2. The connector of claim 1 wherein said conductor clamp proximates a U-shape with a battery post opening at the closed end thereof.

3. The connector of claim 1 wherein the end of each leg has embedded therein an electrical conductor means.

4. The connector of claim 3 wherein said electrical conductor means includes a continuous element that extends along the longitudinal extent of said clamp from the end of each leg.

5. The connector of claim 1 wherein at least one of said legs includes means for attachment to an electrical conductor means.

6. The connector of claim 5 wherein said electrical conductor means includes an electrical grounding conductor.

7. The connector of claim 5 wherein said means for attachment comprises a longitudinal opening into the end of said one leg for insertion of the conductor means.

8. The connector of claim 7 wherein said means for attachment includes a transverse opening into the side of said one leg intersecting the longitudinal opening, said transverse opening including securement means to hold the conductor means in said longitudinal opening.

9. The connector of claim 1 wherein said boss extends normally from the proximal end of the lever.

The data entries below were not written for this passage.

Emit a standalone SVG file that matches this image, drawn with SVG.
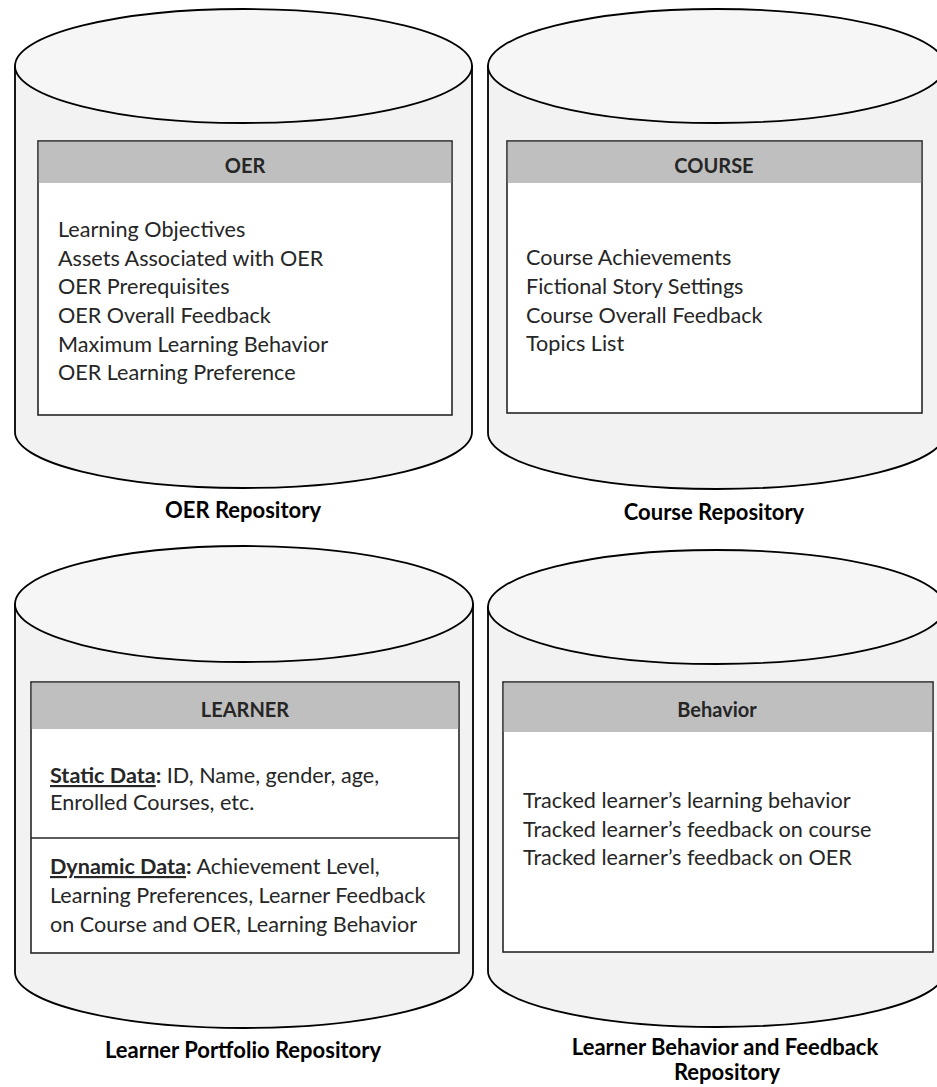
<svg xmlns="http://www.w3.org/2000/svg" width="937" height="1087" viewBox="0 0 937 1087">
<style>
.body{fill:#f2f2f2;stroke:#000;stroke-width:1.8}
.top{fill:#f6f6f6;stroke:#000;stroke-width:1.8}
.box{fill:#fff;stroke:#262626;stroke-width:1.6}
.hdr{fill:#bfbfbf}
.div{stroke:#262626;stroke-width:1.6}
.t{font-family:Lato,"Open Sans",sans-serif;font-size:21.6px;fill:#262626}
.h{font-family:Lato,"Open Sans",sans-serif;font-size:20px;font-weight:bold;fill:#262626;text-anchor:middle}
.lbl{font-family:Lato,"Open Sans",sans-serif;font-size:22px;font-weight:bold;fill:#000;text-anchor:middle}
.b{font-weight:bold}
</style>
<g id="connectors"/>
<g id="oer">
<path class="body" d="M15,66 L15,432 A228.5,56 0 0 0 472,432 L472,66 Z"/>
<ellipse class="top" cx="243.5" cy="66" rx="228.5" ry="57"/>
<rect class="box" x="38" y="141" width="414" height="274"/>
<rect class="hdr" x="38.8" y="141.8" width="412.4" height="41.2"/>
<text class="h" x="245" y="173">OER</text>
<text class="t" x="58" y="237">Learning Objectives</text>
<text class="t" x="58" y="266">Assets Associated with OER</text>
<text class="t" x="58" y="294">OER Prerequisites</text>
<text class="t" x="58" y="323">OER Overall Feedback</text>
<text class="t" x="58" y="352">Maximum Learning Behavior</text>
<text class="t" x="58" y="380">OER Learning Preference</text>
<text class="lbl" x="243" y="518">OER Repository</text>
</g>
<g id="course">
<path class="body" d="M488,66 L488,433 A228.5,56 0 0 0 945,433 L945,66 Z"/>
<ellipse class="top" cx="716.5" cy="66" rx="228.5" ry="57"/>
<rect class="box" x="507" y="141" width="415" height="272"/>
<rect class="hdr" x="507.8" y="141.8" width="413.4" height="41.2"/>
<text class="h" x="714" y="173">COURSE</text>
<text class="t" x="526" y="265">Course Achievements</text>
<text class="t" x="526" y="294">Fictional Story Settings</text>
<text class="t" x="526" y="323">Course Overall Feedback</text>
<text class="t" x="526" y="351">Topics List</text>
<text class="lbl" x="714" y="520">Course Repository</text>
</g>
<g id="learner">
<path class="body" d="M15,604 L15,972 A229,56 0 0 0 473,972 L473,604 Z"/>
<ellipse class="top" cx="244" cy="604" rx="229" ry="58"/>
<rect class="box" x="31" y="682" width="428" height="271"/>
<rect class="hdr" x="31.8" y="682.8" width="426.4" height="46.2"/>
<line class="div" x1="31" y1="838" x2="459" y2="838"/>
<text class="h" x="245" y="717">LEARNER</text>
<text class="t" x="50" y="783"><tspan class="b" text-decoration="underline">Static Data</tspan><tspan class="b">:</tspan> ID, Name, gender, age,</text>
<text class="t" x="50" y="810">Enrolled Courses, etc.</text>
<text class="t" x="50" y="874"><tspan class="b" text-decoration="underline">Dynamic Data</tspan><tspan class="b">:</tspan> Achievement Level,</text>
<text class="t" x="50" y="903">Learning Preferences, Learner Feedback</text>
<text class="t" x="50" y="932">on Course and OER, Learning Behavior</text>
<text class="lbl" x="243" y="1058">Learner Portfolio Repository</text>
</g>
<g id="behavior">
<path class="body" d="M488,607 L488,971 A228.5,56 0 0 0 945,971 L945,607 Z"/>
<ellipse class="top" cx="716.5" cy="607" rx="228.5" ry="57"/>
<rect class="box" x="503" y="682" width="430" height="270"/>
<rect class="hdr" x="503.8" y="682.8" width="428.4" height="49.2"/>
<text class="h" x="717" y="717">Behavior</text>
<text class="t" x="523" y="808">Tracked learner’s learning behavior</text>
<text class="t" x="523" y="837">Tracked learner’s feedback on course</text>
<text class="t" x="523" y="865">Tracked learner’s feedback on OER</text>
<text class="lbl" x="725" y="1055">Learner Behavior and Feedback</text>
<text class="lbl" x="727" y="1080">Repository</text>
</g>
</svg>
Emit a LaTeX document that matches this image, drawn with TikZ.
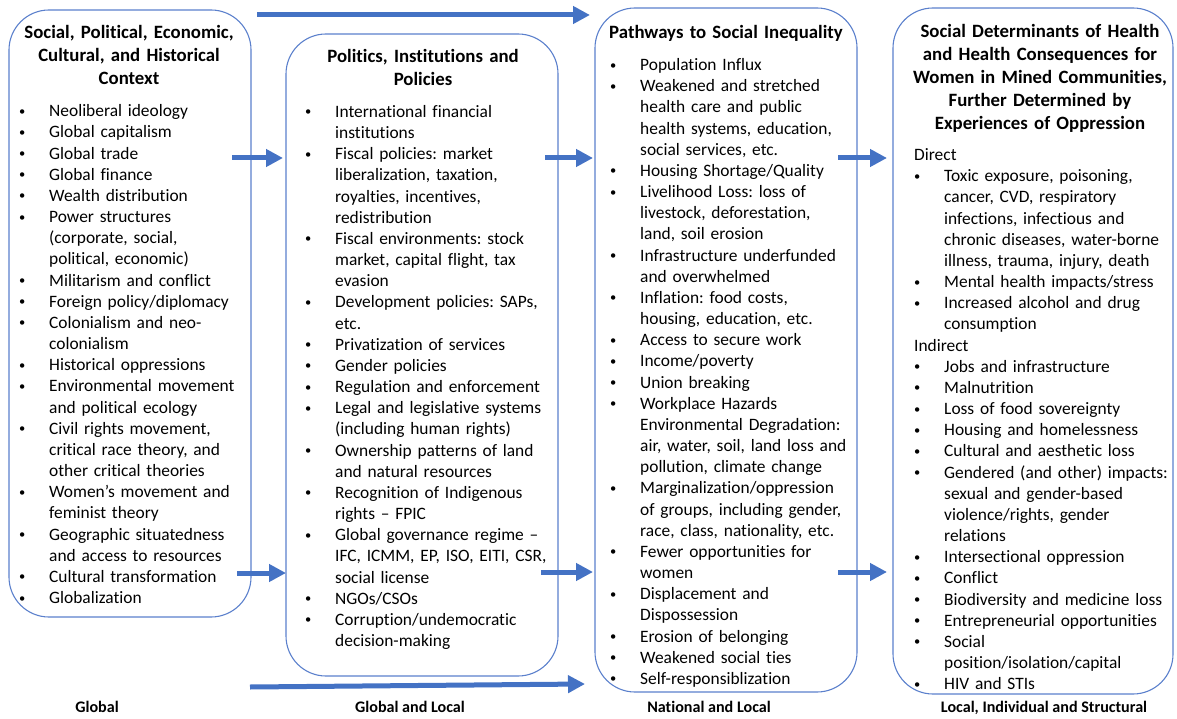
\documentclass[tikz,border=0pt]{standalone}
\usepackage{fontspec}
\setmainfont{Carlito}[Ligatures=NoCommon]
\usetikzlibrary{arrows.meta}
\definecolor{flowblue}{HTML}{4472C4}
\definecolor{edgeblue}{HTML}{5B80CC}

% bullet and continuation indent for the list lines
\newcommand\bul{\makebox[30pt][l]{\raisebox{1.5pt}{\fontsize{12.5}{12.5}\selectfont\textbullet}}}
\newcommand\cnt{\hspace*{30pt}}

\begin{document}
\frenchspacing
\begin{tikzpicture}[x=1pt,y=-1pt,
  box/.style={draw=edgeblue, line width=1.1pt, rounded corners=40pt, inner sep=0pt},
  head/.style={anchor=north, align=center, text width=300pt, inner sep=0pt,
    font=\fontsize{18.8}{23}\selectfont\bfseries\frenchspacing},
  body/.style={anchor=north west, align=left, text width=300pt, inner sep=0pt,
    font=\fontsize{17.4}{21.17}\selectfont\frenchspacing},
  level/.style={anchor=base, inner sep=0pt, font=\fontsize{16.1}{19}\selectfont\bfseries},
  flow/.style={draw=flowblue, line width=5pt, -{Triangle[length=17pt,width=17pt]}}
]
\useasboundingbox (0,0) rectangle (1177,719);

% the four columns
\node[box, minimum width=242pt, minimum height=607pt] (b1) at (130,313.5) {};
\node[box, minimum width=272pt, minimum height=642pt] (b2) at (422,355) {};
\node[box, minimum width=262pt, minimum height=684pt] (b3) at (726,350) {};
\node[box, minimum width=280pt, minimum height=686pt] (b4) at (1033,351) {};

% headings
\node[head] (h1) at (129,22.5) {\strut Social, Political, Economic,\\ Cultural, and Historical\\ Context};
\node[head] (h2) at (423,46.5) {\strut Politics, Institutions and\\ Policies};
\node[head] (h3) at (726,22.5) {\strut Pathways to Social Inequality};
\node[head] (h4) at (1040,21.5) {\strut Social Determinants of Health\\ and Health Consequences for\\ Women in Mined Communities,\\ Further Determined by\\ Experiences of Oppression};

% column lists
\node[body] (t1) at (19,101.7) {\strut\bul Neoliberal ideology\\
\bul Global capitalism\\
\bul Global trade\\
\bul Global finance\\
\bul Wealth distribution\\
\bul Power structures\\
\cnt (corporate, social,\\
\cnt political, economic)\\
\bul Militarism and conflict\\
\bul Foreign policy/diplomacy\\
\bul Colonialism and neo-\\
\cnt colonialism\\
\bul Historical oppressions\\
\bul Environmental movement\\
\cnt and political ecology\\
\bul Civil rights movement,\\
\cnt critical race theory, and\\
\cnt other critical theories\\
\bul Women’s movement and\\
\cnt feminist theory\\
\bul Geographic situatedness\\
\cnt and access to resources\\
\bul Cultural transformation\\
\bul Globalization};

\node[body] (t2) at (305,102.4) {\strut\bul International financial\\
\cnt institutions\\
\bul Fiscal policies: market\\
\cnt liberalization, taxation,\\
\cnt royalties, incentives,\\
\cnt redistribution\\
\bul Fiscal environments: stock\\
\cnt market, capital flight, tax\\
\cnt evasion\\
\bul Development policies: SAPs,\\
\cnt etc.\\
\bul Privatization of services\\
\bul Gender policies\\
\bul Regulation and enforcement\\
\bul Legal and legislative systems\\
\cnt (including human rights)\\
\bul Ownership patterns of land\\
\cnt and natural resources\\
\bul Recognition of Indigenous\\
\cnt rights – FPIC\\
\bul Global governance regime –\\
\cnt IFC, ICMM, EP, ISO, EITI, CSR,\\
\cnt social license\\
\bul NGOs/CSOs\\
\bul Corruption/undemocratic\\
\cnt decision-making};

\node[body] (t3) at (610,55.5) {\strut\bul Population Influx\\
\bul Weakened and stretched\\
\cnt health care and public\\
\cnt health systems, education,\\
\cnt social services, etc.\\
\bul Housing Shortage/Quality\\
\bul Livelihood Loss: loss of\\
\cnt livestock, deforestation,\\
\cnt land, soil erosion\\
\bul Infrastructure underfunded\\
\cnt and overwhelmed\\
\bul Inflation: food costs,\\
\cnt housing, education, etc.\\
\bul Access to secure work\\
\bul Income/poverty\\
\bul Union breaking\\
\bul Workplace Hazards\\
\cnt Environmental Degradation:\\
\cnt air, water, soil, land loss and\\
\cnt pollution, climate change\\
\bul Marginalization/oppression\\
\cnt of groups, including gender,\\
\cnt race, class, nationality, etc.\\
\bul Fewer opportunities for\\
\cnt women\\
\bul Displacement and\\
\cnt Dispossession\\
\bul Erosion of belonging\\
\bul Weakened social ties\\
\bul Self-responsiblization};

\node[body] (t4) at (914,145.5) {\strut Direct\\
\bul Toxic exposure, poisoning,\\
\cnt cancer, CVD, respiratory\\
\cnt infections, infectious and\\
\cnt chronic diseases, water-borne\\
\cnt illness, trauma, injury, death\\
\bul Mental health impacts/stress\\
\bul Increased alcohol and drug\\
\cnt consumption\\
Indirect\\
\bul Jobs and infrastructure\\
\bul Malnutrition\\
\bul Loss of food sovereignty\\
\bul Housing and homelessness\\
\bul Cultural and aesthetic loss\\
\bul Gendered (and other) impacts:\\
\cnt sexual and gender-based\\
\cnt violence/rights, gender\\
\cnt relations\\
\bul Intersectional oppression\\
\bul Conflict\\
\bul Biodiversity and medicine loss\\
\bul Entrepreneurial opportunities\\
\bul Social\\
\cnt position/isolation/capital\\
\bul HIV and STIs};

% scale labels under the columns
\node[level] (l1) at (97,712) {Global};
\node[level] (l2) at (410,712) {Global and Local};
\node[level] (l3) at (709,712) {National and Local};
\node[level] (l4) at (1044,712) {Local, Individual and Structural};

% arrow end points
\coordinate (topS) at (257,15);
\coordinate (topE) at (590,15);
\coordinate (botS) at (250,687);
\coordinate (botE) at (585,684);
\coordinate (a1S) at (232,158);
\coordinate (a1E) at (283,158);
\coordinate (a2S) at (237,573);
\coordinate (a2E) at (286,573);
\coordinate (a3S) at (545,158);
\coordinate (a3E) at (593,158);
\coordinate (a4S) at (541,572);
\coordinate (a4E) at (593,572);
\coordinate (a5S) at (838,158);
\coordinate (a5E) at (887,158);
\coordinate (a6S) at (838,572);
\coordinate (a6E) at (887,572);

\draw[flow] (topS) -- (topE);
\draw[flow] (botS) -- (botE);
\draw[flow] (a1S) -- (a1E);
\draw[flow] (a2S) -- (a2E);
\draw[flow] (a3S) -- (a3E);
\draw[flow] (a4S) -- (a4E);
\draw[flow] (a5S) -- (a5E);
\draw[flow] (a6S) -- (a6E);
\end{tikzpicture}
\end{document}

10. The connector of claim 9 wherein said pivot member includes abutment means for limiting the rotational movement of said lever.

11. The connector of claim 10 wherein said abutment means comprises two projection parts positioned proximate opposing sides of said central opening.

12. The connector of claim 10 wherein said abutment means comprises an upraised portion about the central opening.

13. The connector of claim 12 wherein the proximal end of said lever includes spaced-apart stop sections for containing the upraised portion of said pivot member at predetermined arc limit positions of the lever.

14. The connector of claim 13 wherein said proximal end comprises an enlarged curved structure and said stop section comprises indentations in said structure.